# Would Anyone Be Interested In A Crime/Police Procedural Genre Book Club?



## Joe Renzo

Just a thought, and if you have any certain authors/books in mind please let us know. 

It is us, the eBook generation, who are constantly changing the future, and I like the way it's heading, thanks to everyone who contributes on these boards, thank you...


----------



## C.R. Jakes

Hell yes i would be interested. That's the genre where I make my bones.


----------



## Kathy Bennett

Absolutely!


----------



## krystiana

I would.  I'm still new to Kindle Boards and am not sure how to proceed.  But I do love to read/write mysteries and thrillers of all kinds.


----------



## Tim Ellis

I'm in!


----------



## cmg.sweet

My favorite genre!  i'd be interested


----------



## mattlynn

Indeed. There's lots of great books in that genre we could swap information about. 

- Matt Lynn


----------



## JFHilborne

cmg.sweet said:


> My favorite genre! i'd be interested


ditto this


----------



## Blakeney

Hi Folks,

Did you end up starting a club?  This is also one of my favourite genres   Would def want to join..or help set it up if anyone wanted a hand?

B


----------



## Gertie Kindle

I'd like to suggest L.J. Sellers Det. Jackson series starting with _The Sex Club_. Don't let the name put you off.


----------



## Blakeney

Just checked it out on Amazon - sounds right up my street! Anyone else up for reading this one?

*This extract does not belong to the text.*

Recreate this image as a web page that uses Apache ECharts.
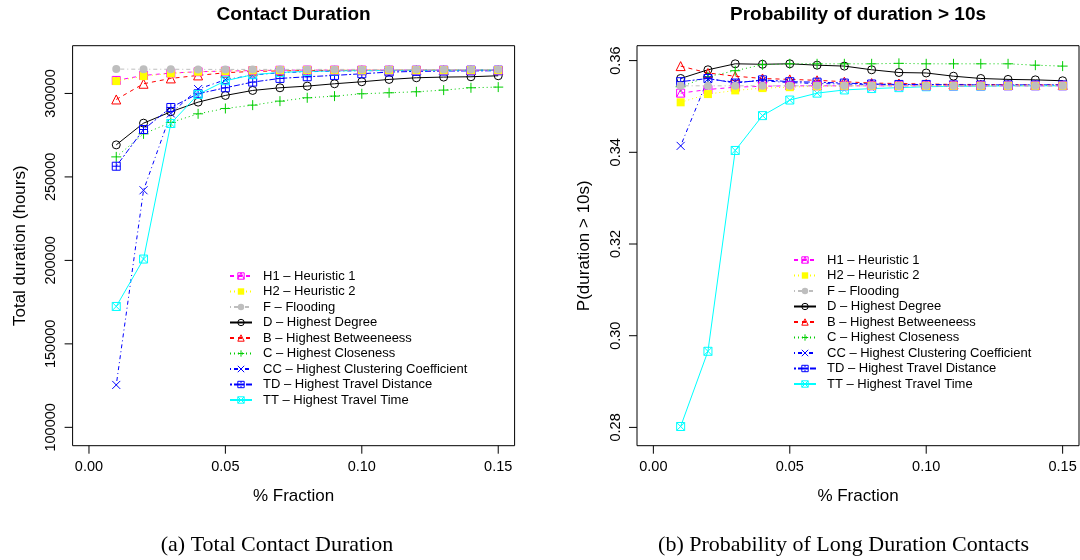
<!DOCTYPE html>
<html><head><meta charset="utf-8">
<script src="https://cdn.jsdelivr.net/npm/echarts@6/dist/echarts.min.js"></script>
<style>html,body{margin:0;padding:0;background:#fff}#c{width:1080px;height:560px}</style>
</head><body><div id="c"></div>
<script>
// ---------- data ----------
const fractions = [0.01,0.02,0.03,0.04,0.05,0.06,0.07,0.08,0.09,0.10,0.11,0.12,0.13,0.14,0.15];
const seriesNames = ['H1 \u2013 Heuristic 1','H2 \u2013 Heuristic 2','F \u2013 Flooding','D \u2013 Highest Degree','B \u2013 Highest Betweeneess','C \u2013 Highest Closeness','CC \u2013 Highest Clustering Coefficient','TD \u2013 Highest Travel Distance','TT \u2013 Highest Travel Time'];

// (a) Total contact duration (hours)
const durH1 = [307800,310800,312200,313000,313400,313700,313900,314000,314000,314000,314000,314000,314000,314000,314000];
const durH2 = [307400,310400,312000,313000,313400,313800,313900,314000,314000,314000,314000,314000,314000,314000,314000];
const durF  = [314600,314500,314500,314400,314400,314400,314400,314400,314400,314400,314300,314300,314300,314300,314300];
const durD  = [269200,282200,289000,294800,298800,301800,303400,304400,305800,307000,308400,309400,309800,310000,310600];
const durB  = [296400,305800,309000,310800,312400,313200,313500,313700,313800,313900,313900,314000,314000,314000,314000];
const durC  = [262000,275800,282600,287800,291000,293000,295400,297400,298400,299800,300400,301000,302000,303400,303800];
const durCC = [125400,242000,288000,302600,308200,311000,312400,313000,313400,313600,313700,313800,313800,313900,313900];
const durTD = [256400,278400,291600,299800,303400,306800,309000,310000,310800,311800,312800,313200,313400,313500,313600];
const durTT = [172400,200800,282000,299400,307600,311200,312600,313200,313500,313700,313800,313900,313900,314000,314000];

// (b) Probability of duration > 10s
const probH1 = [0.3529,0.3537,0.3542,0.3544,0.3545,0.3545,0.3545,0.3545,0.3545,0.3545,0.3545,0.3545,0.3545,0.3545,0.3545];
const probH2 = [0.3509,0.3527,0.3535,0.3540,0.3542,0.3544,0.3545,0.3545,0.3545,0.3545,0.3545,0.3545,0.3545,0.3545,0.3545];
const probF  = [0.3545,0.3545,0.3545,0.3545,0.3545,0.3545,0.3545,0.3545,0.3545,0.3545,0.3545,0.3545,0.3545,0.3545,0.3545];
const probD  = [0.3561,0.3580,0.3593,0.3592,0.3593,0.3590,0.3588,0.3580,0.3574,0.3573,0.3566,0.3561,0.3559,0.3558,0.3556];
const probB  = [0.3588,0.3573,0.3566,0.3561,0.3559,0.3557,0.3554,0.3551,0.3550,0.3549,0.3548,0.3548,0.3547,0.3547,0.3547];
const probC  = [0.3543,0.3565,0.3578,0.3591,0.3593,0.3593,0.3593,0.3593,0.3594,0.3593,0.3593,0.3593,0.3593,0.3590,0.3588];
const probCC = [0.3414,0.3560,0.3553,0.3556,0.3552,0.3550,0.3549,0.3548,0.3547,0.3547,0.3547,0.3546,0.3546,0.3546,0.3546];
const probTD = [0.3554,0.3561,0.3551,0.3558,0.3554,0.3553,0.3551,0.3549,0.3548,0.3548,0.3547,0.3547,0.3547,0.3547,0.3547];
const probTT = [0.2802,0.2966,0.3404,0.3480,0.3514,0.3529,0.3536,0.3539,0.3541,0.3543,0.3544,0.3544,0.3545,0.3545,0.3545];

const xTicks = [0.00,0.05,0.10,0.15];
const durTicks = [100000,150000,200000,250000,300000];
const probTicks = [0.28,0.30,0.32,0.34,0.36];

const durSeries  = [durH1,durH2,durF,durD,durB,durC,durCC,durTD,durTT];
const probSeries = [probH1,probH2,probF,probD,probB,probC,probCC,probTD,probTT];

// axis ranges (R style: data range extended by 4%)
const X_MIN = -0.006, X_MAX = 0.156;
const DUR_MIN = 89000, DUR_MAX = 328600;
const PROB_MIN = 0.27601, PROB_MAX = 0.36325;

// ---------- styles ----------
const P = {
  sqTri: 'path://M0,0L10,0L10,10L0,10ZM0,10L5,0L10,10',
  openCircle: 'path://M10,5A5,5,0,1,1,0,5A5,5,0,1,1,10,5Z',
  openTri: 'path://M5,0L10,8.66L0,8.66Z',
  plus: 'path://M5,0L5,10M0,5L10,5',
  cross: 'path://M0,0L10,10M10,0L0,10',
  sqPlus: 'path://M0,0L10,0L10,10L0,10ZM5,0L5,10M0,5L10,5',
  sqCross: 'path://M0,0L10,0L10,10L0,10ZM0,0L10,10M10,0L0,10'
};
const styles = [
  {color:'#FF00FF', dash:[4,4],     symbol:P.sqTri,      filled:false, size:8, z:3},
  {color:'#FFFF00', dash:[1,3],     symbol:'rect',       filled:true,  size:8, z:4},
  {color:'#BEBEBE', dash:[1,3,4,3], symbol:'circle',     filled:true,  size:8, z:5},
  {color:'#000000', dash:'solid',   symbol:P.openCircle, filled:false, size:8, z:2},
  {color:'#FF0000', dash:[4,4],     symbol:P.openTri,    filled:false, size:9, z:2},
  {color:'#00CD00', dash:[1,3],     symbol:P.plus,       filled:false, size:10, z:2},
  {color:'#0000FF', dash:[1,3,4,3], symbol:P.cross,      filled:false, size:8, z:2},
  {color:'#0000FF', dash:[2,2,6,2], symbol:P.sqPlus,     filled:false, size:8, z:2},
  {color:'#00FFFF', dash:'solid',   symbol:P.sqCross,    filled:false, size:8, z:2}
];

const SANS = '"Liberation Sans", Arial, Helvetica, sans-serif';
const SERIF = '"Liberation Serif", "Times New Roman", serif';

function itemStyleOf(s){
  return s.filled ? {color: s.color, borderWidth: 0}
                  : {color: 'rgba(0,0,0,0)', borderColor: s.color, borderWidth: 1};
}
function mkSeries(arrs, gi){
  return arrs.map((vals, i) => {
    const s = styles[i];
    return {
      name: seriesNames[i], type: 'line',
      xAxisIndex: gi, yAxisIndex: gi,
      data: fractions.map((f, k) => [f, vals[k]]),
      symbol: s.symbol, symbolSize: s.size, showAllSymbol: true,
      z: s.z,
      lineStyle: {color: s.color, width: 1, type: s.dash},
      itemStyle: itemStyleOf(s),
      emphasis: {disabled: true},
      animation: false
    };
  });
}
// outward tick marks, positioned through the axes' own scales
function tickSeries(gi, dir, ticks, other){
  return {
    type:'custom', xAxisIndex:gi, yAxisIndex:gi, silent:true, clip:false, z:1,
    data: ticks.map(t => dir === 'x' ? [t, other] : [other, t]),
    renderItem: (params, api) => {
      const p = api.coord([api.value(0), api.value(1)]);
      const shape = dir === 'x' ? {x1:p[0], y1:p[1], x2:p[0], y2:p[1] + 8}
                                : {x1:p[0], y1:p[1], x2:p[0] - 8, y2:p[1]};
      return {type:'line', shape:shape, style:{stroke:'#000', lineWidth:1}};
    },
    animation:false
  };
}

function xAx(gi){
  return {
    type:'value', gridIndex: gi, min:X_MIN, max:X_MAX,
    name:'% Fraction', nameLocation:'middle', nameGap:42,
    nameTextStyle:{fontFamily:SANS, fontSize:17, color:'#000'},
    axisLine:{show:false}, splitLine:{show:false}, axisTick:{show:false},
    axisLabel:{show:true, customValues:xTicks, margin:14, fontFamily:SANS, fontSize:14.5, color:'#000',
               formatter:v => v.toFixed(2)}
  };
}
function yAx(gi, min, max, ticks, name, fmt, gap){
  return {
    type:'value', gridIndex: gi, min:min, max:max,
    name:name, nameLocation:'middle', nameGap:gap,
    nameTextStyle:{fontFamily:SANS, fontSize:17, color:'#000'},
    axisLine:{show:false}, splitLine:{show:false}, axisTick:{show:false},
    axisLabel:{show:true, customValues:ticks, rotate:90, margin:14, fontFamily:SANS, fontSize:14.5, color:'#000',
               formatter:fmt}
  };
}
function legendAt(left, top){
  return {
    orient:'vertical', left:left, top:top, padding:0, selectedMode:false,
    data: seriesNames.map((n, i) => ({name:n, itemStyle:itemStyleOf(styles[i])})),
    itemWidth:22, itemHeight:8, itemGap:2.5,
    textStyle:{fontFamily:SANS, fontSize:13, color:'#000', lineHeight:13, padding:[0,0,0,6]}
  };
}

const chart = echarts.init(document.getElementById('c'), null, {renderer:'canvas'});
chart.setOption({
  animation:false,
  backgroundColor:'#fff',
  grid:[
    {left:72.6, top:45.7, width:442, height:400, show:true, borderColor:'#000', borderWidth:1, backgroundColor:'rgba(0,0,0,0)'},
    {left:637, top:45.7, width:442, height:400, show:true, borderColor:'#000', borderWidth:1, backgroundColor:'rgba(0,0,0,0)'}
  ],
  xAxis:[xAx(0), xAx(1)],
  yAxis:[
    yAx(0, DUR_MIN, DUR_MAX, durTicks, 'Total duration (hours)', v => String(v), 44),
    yAx(1, PROB_MIN, PROB_MAX, probTicks, 'P(duration > 10s)', v => v.toFixed(2), 44)
  ],
  legend:[legendAt(229, 269.5), legendAt(793, 253.5)],
  series: mkSeries(durSeries, 0).concat(mkSeries(probSeries, 1)).concat([
    tickSeries(0, 'x', xTicks, DUR_MIN),
    tickSeries(0, 'y', durTicks, X_MIN),
    tickSeries(1, 'x', xTicks, PROB_MIN),
    tickSeries(1, 'y', probTicks, X_MIN)
  ]),
  graphic:[
    {type:'text', x:293.6, y:15, style:{text:'Contact Duration', fontFamily:SANS, fontSize:19, fontWeight:'bold', fill:'#000', textAlign:'center', textVerticalAlign:'middle'}},
    {type:'text', x:858, y:15, style:{text:'Probability of duration > 10s', fontFamily:SANS, fontSize:19, fontWeight:'bold', fill:'#000', textAlign:'center', textVerticalAlign:'middle'}},
    {type:'text', x:277, y:545, style:{text:'(a) Total Contact Duration', fontFamily:SERIF, fontSize:22, fill:'#000', textAlign:'center', textVerticalAlign:'middle'}},
    {type:'text', x:843.5, y:545, style:{text:'(b) Probability of Long Duration Contacts', fontFamily:SERIF, fontSize:22, fill:'#000', textAlign:'center', textVerticalAlign:'middle'}}
  ]
});
</script></body></html>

Do we just continue posting and discussing the book on this thread or do we make a new 'official' thread for the Klub...I am a little confused  

B


----------



## Gertie Kindle

Blakeney said:


> Just checked it out on Amazon - sounds right up my street! Anyone else up for reading this one?
> 
> Do we just continue posting and discussing the book on this thread or do we make a new 'official' thread for the Klub...I am a little confused
> 
> B


Geoffrey or Betsy are in charge of the Book Clubs, but I believe anyone can start up a thread to discuss a book in The Book Corner. Check with one of the mods to make sure.


----------



## JFHilborne

I read this book a while ago, so I'm up for a discussion. Keep me posted.


----------



## Gertie Kindle

JFHilborne said:


> I read this book a while ago, so I'm up for a discussion. Keep me posted.


Have you read the rest of the series? There should be another one out soon.


----------